Will - I'm not installing SNMP on any Macs at this point, but wondered what exactly you were hoping to track with it?

quedayone
Contributor

We have some users complaining about "I need more ram" or "My CPU is maxed" It would be good to have some actual metrics to see what is actually going on.

stevewood
Honored Contributor II
Honored Contributor II

I used @ChrisL script in this post:

https://jamfnation.jamfsoftware.com/discussion.html?id=6908

I have a launchd running every 5 minutes that executes that script and writes to a text file hidden on the system. I can then go in and check that text file (pull it into Excel or something) to see what the PageOuts have been for a user.

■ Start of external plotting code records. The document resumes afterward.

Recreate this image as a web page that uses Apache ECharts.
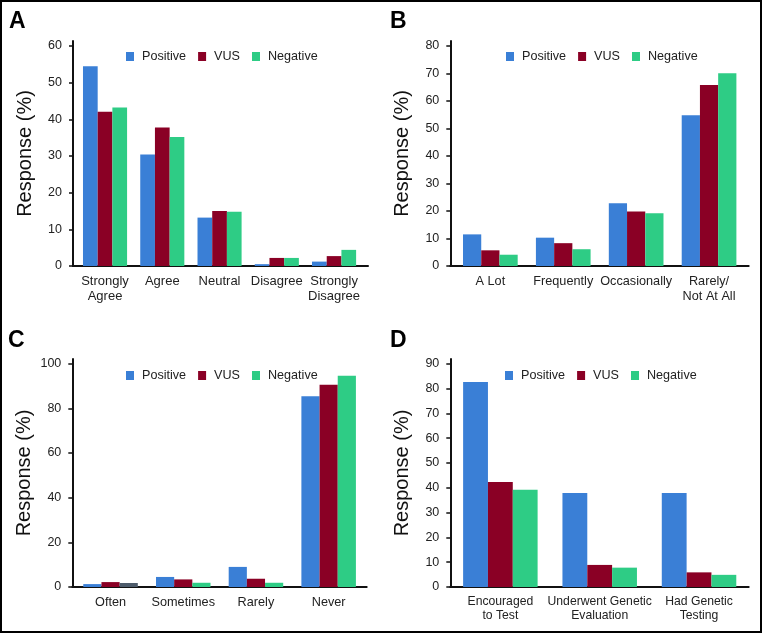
<!DOCTYPE html>
<html>
<head>
<meta charset="utf-8">
<script src="https://cdn.jsdelivr.net/npm/echarts@6/dist/echarts.min.js"></script>
<style>
html,body{margin:0;padding:0;background:#fff;}
#wrap{position:relative;width:762px;height:633px;}
#chart{position:absolute;left:0;top:0;width:762px;height:633px;}
#frame{position:absolute;left:0;top:0;width:762px;height:633px;box-sizing:border-box;border:2px solid #000;pointer-events:none;}
</style>
</head>
<body>
<div id="wrap"><div id="chart"></div><div id="frame"></div></div>
<script>
const seriesNames = ['Positive', 'VUS', 'Negative'];

const catsA = ['Strongly\nAgree', 'Agree', 'Neutral', 'Disagree', 'Strongly\nDisagree'];
const posA = [54.5, 30.4, 13.2, 0.5, 1.2];
const vusA = [42.1, 37.8, 15.0, 2.2, 2.7];
const negA = [43.2, 35.2, 14.8, 2.2, 4.4];

const catsB = ['A Lot', 'Frequently', 'Occasionally', 'Rarely/\nNot At All'];
const posB = [11.5, 10.3, 22.8, 54.8];
const vusB = [5.7, 8.3, 19.8, 65.8];
const negB = [4.1, 6.1, 19.2, 70.1];

const catsC = ['Often', 'Sometimes', 'Rarely', 'Never'];
const posC = [1.3, 4.5, 9.0, 85.4];
const vusC = [2.2, 3.4, 3.7, 90.6];
const negC = [1.8, 1.9, 1.9, 94.6];

const catsD = ['Encouraged\nto Test', 'Underwent Genetic\nEvaluation', 'Had Genetic\nTesting'];
const posD = [82.6, 37.9, 37.9];
const vusD = [42.3, 8.9, 5.9];
const negD = [39.2, 7.8, 4.9];

const yMaxA = 60, yStepA = 10;
const yMaxB = 80, yStepB = 10;
const yMaxC = 100, yStepC = 20;
const yMaxD = 90, yStepD = 10;

const colors = ['#3a7fd6', '#8a0025', '#2ecc85'];
const FONT = 'Liberation Sans';

const panels = [
  { letter: 'A', cats: catsA, data: [posA, vusA, negA], max: yMaxA, step: yStepA,
    frame: { left: 73, top: 41, width: 295, height: 225 },
    main: { left: 76.4, top: 46, width: 286.3, height: 220 },
    gap: '23%', catFont: 13, catLH: 15, legend: { left: 126, top: 50 }, letterPos: { left: 9, top: 10 } },
  { letter: 'B', cats: catsB, data: [posB, vusB, negB], max: yMaxB, step: yStepB,
    frame: { left: 450.3, top: 41, width: 298.4, height: 225 },
    main: { left: 453.9, top: 46, width: 291.6, height: 220 },
    gap: '25%', catFont: 12.7, catLH: 15, legend: { left: 506, top: 50 }, letterPos: { left: 390, top: 10 } },
  { letter: 'C', cats: catsC, data: [posC, vusC, negC], max: yMaxC, step: yStepC,
    frame: { left: 72.3, top: 359, width: 294.4, height: 228 },
    main: { left: 74.2, top: 363.7, width: 290.8, height: 223.3 },
    gap: '25%', catFont: 12.7, catLH: 15, legend: { left: 126, top: 369 }, letterPos: { left: 8, top: 329 } },
  { letter: 'D', cats: catsD, data: [posD, vusD, negD], max: yMaxD, step: yStepD,
    frame: { left: 450.3, top: 359, width: 298.4, height: 228 },
    main: { left: 450.7, top: 363.7, width: 298, height: 223.3 },
    gap: '25%', catFont: 12.2, catLH: 14, legend: { left: 505, top: 369 }, letterPos: { left: 390, top: 329 } }
];

const option = {
  animation: false,
  backgroundColor: '#fff',
  color: colors,
  title: [], grid: [], xAxis: [], yAxis: [], series: [], legend: []
};

panels.forEach((p, i) => {
  const fg = 2 * i, mg = 2 * i + 1;
  option.title.push({
    text: p.letter, left: p.letterPos.left, top: p.letterPos.top, padding: 0,
    textStyle: { fontFamily: 'Liberation Sans', fontWeight: 'bold', fontSize: 23, color: '#000' }
  });
  option.grid.push(Object.assign({ containLabel: false }, p.frame));
  option.grid.push(Object.assign({ containLabel: false }, p.main));
  option.xAxis.push({
    type: 'value', gridIndex: fg, min: 0, max: 1,
    axisLine: { show: true, lineStyle: { color: '#111', width: 2 } },
    axisTick: { show: false }, axisLabel: { show: false }, splitLine: { show: false }
  });
  option.yAxis.push({
    type: 'value', gridIndex: fg, min: 0, max: 1,
    name: 'Response (%)', nameLocation: 'middle', nameGap: 38,
    nameTextStyle: { fontFamily: FONT, fontSize: 20, color: '#111' },
    axisLine: { show: true, lineStyle: { color: '#111', width: 2 } },
    axisTick: { show: false }, axisLabel: { show: false }, splitLine: { show: false }
  });
  option.xAxis.push({
    type: 'category', gridIndex: mg, data: p.cats,
    axisLine: { show: false }, axisTick: { show: false },
    axisLabel: { interval: 0, margin: 7.5, fontFamily: FONT, fontSize: p.catFont, lineHeight: p.catLH, color: '#222' }
  });
  option.yAxis.push({
    type: 'value', gridIndex: mg, min: 0, max: p.max, interval: p.step,
    offset: p.main.left - p.frame.left,
    axisLine: { show: false },
    axisTick: { show: true, length: 4, lineStyle: { color: '#111', width: 1.5 } },
    axisLabel: { margin: 11, fontFamily: FONT, fontSize: 12.5, color: '#222' },
    splitLine: { show: false }
  });
  seriesNames.forEach((name, k) => {
    let d = p.data[k];
    if (p.letter === 'C' && name === 'Negative') {
      d = d.map((v, j) => j === 0 ? { value: v, itemStyle: { color: '#4d5b6b' } } : v);
    }
    option.series.push({
      type: 'bar', name: name, xAxisIndex: mg, yAxisIndex: mg,
      data: d, barGap: '0%', barCategoryGap: p.gap,
      itemStyle: { color: colors[k] }
    });
  });
  option.legend.push({
    data: seriesNames, left: p.legend.left, top: p.legend.top, orient: 'horizontal',
    icon: 'rect', itemWidth: 8, itemHeight: 9, itemGap: 12, padding: 0,
    textStyle: { fontFamily: FONT, fontSize: 12.6, color: '#222', padding: [0, 0, 0, 3] }
  });
});

const chart = echarts.init(document.getElementById('chart'), null, { renderer: 'canvas' });
chart.setOption(option);
</script>
</body>
</html>
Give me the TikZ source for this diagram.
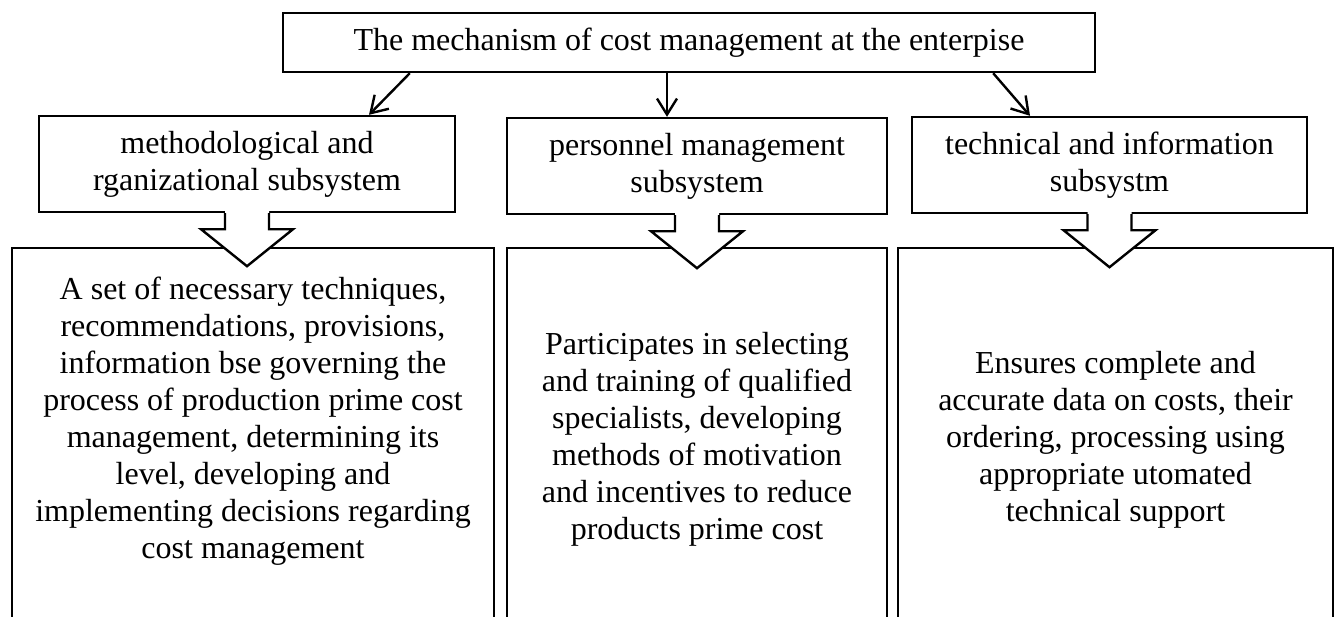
\documentclass[tikz,border=0pt]{standalone}
\usepackage{fontspec}
\setmainfont{Liberation Serif}
\usetikzlibrary{arrows.meta,calc}
\tikzset{
  box/.style={draw,line width=1.2pt,align=center,inner sep=0pt,font=\fontsize{16}{18.6}\selectfont},
  txt/.style={align=center,inner sep=0pt,font=\fontsize{16}{18.5}\selectfont},
  link/.style={line width=1.2pt,-{Straight Barb[length=8pt,width=10pt]}},
  blockarr/.style={line width=1.2pt}
}
\begin{document}
\begin{tikzpicture}[x=0.5pt,y=-0.5pt]
    \useasboundingbox (0,0) rectangle (1338,616);
    \clip (0,0) rectangle (1338,616);

    %%%%%%%%%% Boxes %%%%%%%%%%
    \node[box,minimum width=406pt,minimum height=29.5pt] (top) at (689,42.5)
        {The mechanism of cost management at the enterpise};

    \node[box,minimum width=208pt,minimum height=48pt] (m1) at (247,164)
        {methodological and\\rganizational subsystem};
    \node[box,minimum width=190pt,minimum height=48pt] (m2) at (697,166)
        {personnel management\\subsystem};
    \node[box,minimum width=197.5pt,minimum height=48pt] (m3) at (1109.5,165)
        {technical and information\\subsystm};

    \node[draw,line width=1.2pt,minimum width=241pt,minimum height=206pt] (b1) at (253,454) {};
    \node[draw,line width=1.2pt,minimum width=190pt,minimum height=206pt] (b2) at (697,454) {};
    \node[draw,line width=1.2pt,minimum width=217.5pt,minimum height=206pt] (b3) at (1115.5,454) {};

    \node[txt] (t1) at (253,421) {A set of necessary techniques,\\recommendations, provisions,\\information bse governing the\\process of production prime cost\\management, determining its\\level, developing and\\implementing decisions regarding\\cost management};
    \node[txt] (t2) at (697,439.5) {Participates in selecting\\and training of qualified\\specialists, developing\\methods of motivation\\and incentives to reduce\\products prime cost};
    \node[txt] (t3) at (1115.5,439.5) {Ensures complete and\\accurate data on costs, their\\ordering, processing using\\appropriate utomated\\technical support};

    %%%%%%%%% Arrows %%%%%%%%%
    \draw[link] ($(top.south west)+(128,0)$) -- ($(m1.north)+(122,0)$);
    \draw[link] ($(top.south)+(-22,0)$) -- ($(m2.north)+(-30,0)$);
    \draw[link] ($(top.south east)+(-103,0)$) -- ($(m3.north)+(-79.5,0)$);

    \foreach \m in {m1,m2,m3} {
        \fill[white] ($(\m.south)+(-22,-4)$) -- ++(0,20) -- ++(-24,0) -- ++(46,37) -- ++(46,-37) -- ++(-24,0) -- ++(0,-20) -- cycle;
        \draw[blockarr] ($(\m.south)+(-22,0)$) -- ++(0,16) -- ++(-24,0) -- ++(46,37) -- ++(46,-37) -- ++(-24,0) -- ++(0,-16);
    }
\end{tikzpicture}
\end{document}
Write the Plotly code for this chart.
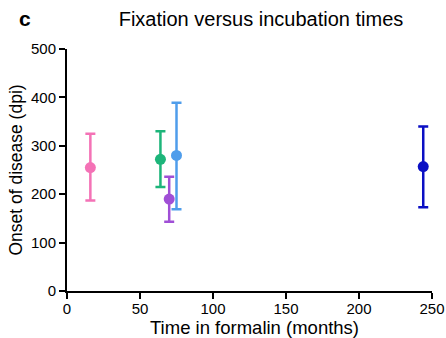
import plotly.graph_objects as go

months = [16, 64, 70, 75, 244]
onset = [255, 272, 190, 280, 257]
upper = [325, 330, 236, 389, 340]
lower = [187, 215, 143, 169, 173]
colors = ["#F472B6", "#1DB57A", "#A04FD6", "#4F9DEB", "#0B0FC4"]

fig = go.Figure()
for x, y, hi, lo, c in zip(months, onset, upper, lower, colors):
    fig.add_trace(go.Scatter(
        x=[x], y=[y], mode="markers",
        marker=dict(color=c, size=11),
        error_y=dict(type="data", symmetric=False, array=[hi - y], arrayminus=[y - lo],
                     color=c, thickness=2.5, width=5),
        showlegend=False, cliponaxis=False,
    ))

W, H = 446, 338
L, R, T, B = 67, 14, 49, 47
pw, ph = W - L - R, H - T - B

font = "Liberation Sans, Arial, sans-serif"
fig.update_layout(
    width=W, height=H,
    margin=dict(l=L, r=R, t=T, b=B, autoexpand=False),
    plot_bgcolor="white", paper_bgcolor="white",
    font=dict(family=font, color="black"),
    title=dict(text="Fixation versus incubation times", x=261 / W, xanchor="center",
               y=1 - 19 / H, yanchor="middle", font=dict(size=20)),
)
fig.add_annotation(text="<b>c</b>", xref="paper", yref="paper",
                   x=(25 - L) / pw, y=(H - B - 18) / ph,
                   xanchor="center", yanchor="middle", showarrow=False, font=dict(size=21))
fig.add_annotation(text="Time in formalin (months)", xref="paper", yref="paper",
                   x=(254 - L) / pw, y=(H - B - 327) / ph,
                   xanchor="center", yanchor="middle", showarrow=False, font=dict(size=18.5))
fig.update_xaxes(range=[0, 250], tickvals=[0, 50, 100, 150, 200, 250], automargin=False,
                 showline=True, linecolor="black", linewidth=2, showgrid=False, zeroline=False,
                 ticks="outside", ticklen=6, tickwidth=2, tickcolor="black",
                 ticklabelstandoff=-3, tickfont=dict(size=15))
fig.update_yaxes(range=[0, 500], tickvals=[0, 100, 200, 300, 400, 500], automargin=False,
                 showline=True, linecolor="black", linewidth=2, showgrid=False, zeroline=False,
                 ticks="outside", ticklen=6, tickwidth=2, tickcolor="black",
                 tickfont=dict(size=15),
                 title=dict(text="Onset of disease (dpi)", font=dict(size=17.5), standoff=4))
fig.write_html("out.html", config={"displayModeBar": False},
               post_script="document.body.style.margin='0';document.body.style.overflow='hidden';")
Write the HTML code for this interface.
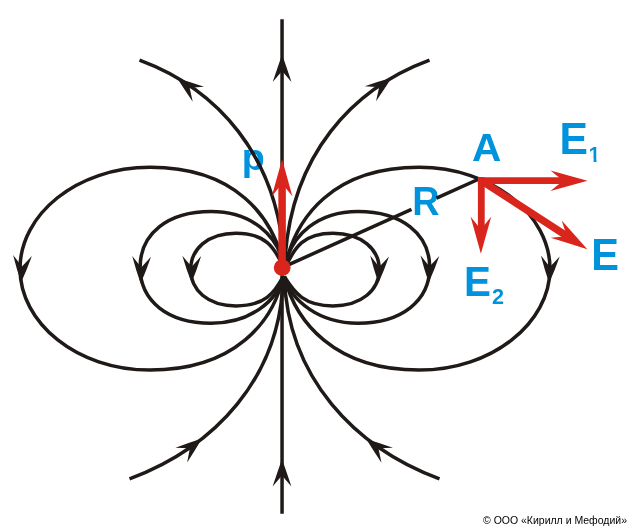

You might also look at using the UNIX sar command to pull performance data. There was a write up in the May issue of MacTech (www.mactech.com) on how to use sar and the sar utilities. I haven't implemented any of it, but I am looking into it.

johncwelch
New Contributor

once you have a good snmpd.conf file, you can just copy that as part of your image and the base config is done. You can change the location pretty easily by modifying the syslocation entry in the config afterwards. it's always syslocation "value" so there's a dozen ways to mod it. Then bounce SNMPd and you're done.

the nice thing about snmp is that if you use v3, you get encryption and better security, and the overhead is quite small. And there are a ton of free SNMP consoles for every platform.